Dawud is son of Abd al-Karim, son of Salah known as the Himsi (or the Phoenician).566 He was born at al-Qaryatayn in 1431 and moved to Hims when he was a young boy. He studied under the priest Musa Mukaysif and entered the Monastery of Mar Musa in al-Nabk where he became a monk and concentrated on learning. He was ordained a deacon. While still young he went to the Zafaran Monastery in 1459 to study. He remained at the monastery for a while, was ordained a priest and then he moved to the Monastery of the Cross near Hisn Kifa. For a time he became the secretary of the maphrian Aziz (Ibn al-Ajuz) and experienced changing vicissitudes until he reached Constantinople in 1481. He met with misfortune until he died around 1490 or about 1500.

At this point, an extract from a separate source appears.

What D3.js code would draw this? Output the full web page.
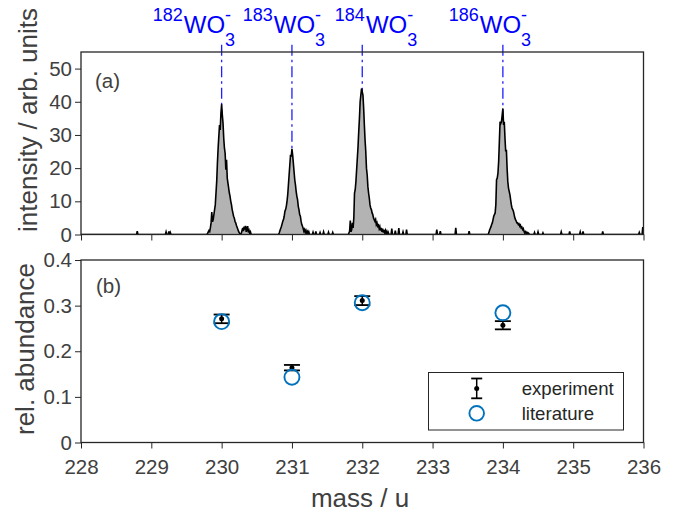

Dawud was a man of learning. His verse and prose style are of good and bad quality, particularly his prose which is saturated with rhetorical techniques like paronomasia and juxta position of contrasting ideas.

Of his excellent writing are five husoyos for the saints Stephen and Aaron and three for Easter. One of these three, which is rather lengthy, is on the eighth Sunday after Easter. It closes with a supplicatory prayer arranged alphabetically. It has entered the church rite.567 He also has commentaries on the Chronicle, the seven times of prayer and the Psalms. He wrote his autobiography until his middle age568 and the biography of Yuhanna Dalyatha the Nestorian ascetic as related by his master.570 Furthermore, he abridged the commentary on the Psalms by Daniel of Salh, adding unto it some commentaries of Bar Salibi and Bar Hebraeus. In this abridged commentary he punctuated the Biblical verses following the method of Bar Hebraeus in his The Treasure-house of Secrets, and wrote an excellent introduction to it. Chabot thought that this abridgement was written in the tenth century. It has three old copies571 as well as new copies, the most recent of which are two in Boston.572 In this abridged commentary on the Psalms he related some of the affairs of Muhammad Bey ibn al-Rumi the philosopher.573
Of his excellent verse are two odes: the first on sojourn574 in ten pages in the heptasyllabic meter and rhymed; the second on repentance, alphabetically arranged,575 two odes in the twelve-syllabic meter on a eulogy of Patriarch Aziz Ibn al-Ajuz (Sobto),576 the second is a dismissary prayer at the end of the Mass;577 a few lines censuring those who seek learning because of their failure in life,578 an ode in the heptasyllabic meter composed in 1466 praising his contemporary ascetics of Tur Abdin,579 and a song to the tune of Qum Faulos (“Rise, O Paul”), lamenting the sciences of the Syrians and the loss of their manuscripts.580
Of his strange verse are two odes in the twelve-syllabic meter he composed in 1462. The words which begin the lines of these odes are arranged according to the letters of the alphabet. They also could be read forward and backward following the practice of al-Subawi,581 which is, in fact, a trivial ornamental style, in which he failed.582 He also wrote eulogies of this style to be said during their reading of the Gospel called Koruzutha which he filled with Greek terms, making them unpalatable. Thank goodness that these eulogies were dropped a long time ago. Finally he translated into mediocre Arabic two or three husoyos and wrote in Arabic a treatise on the priest, the Mass, vows, tithes which are not free from grammatical mistakes.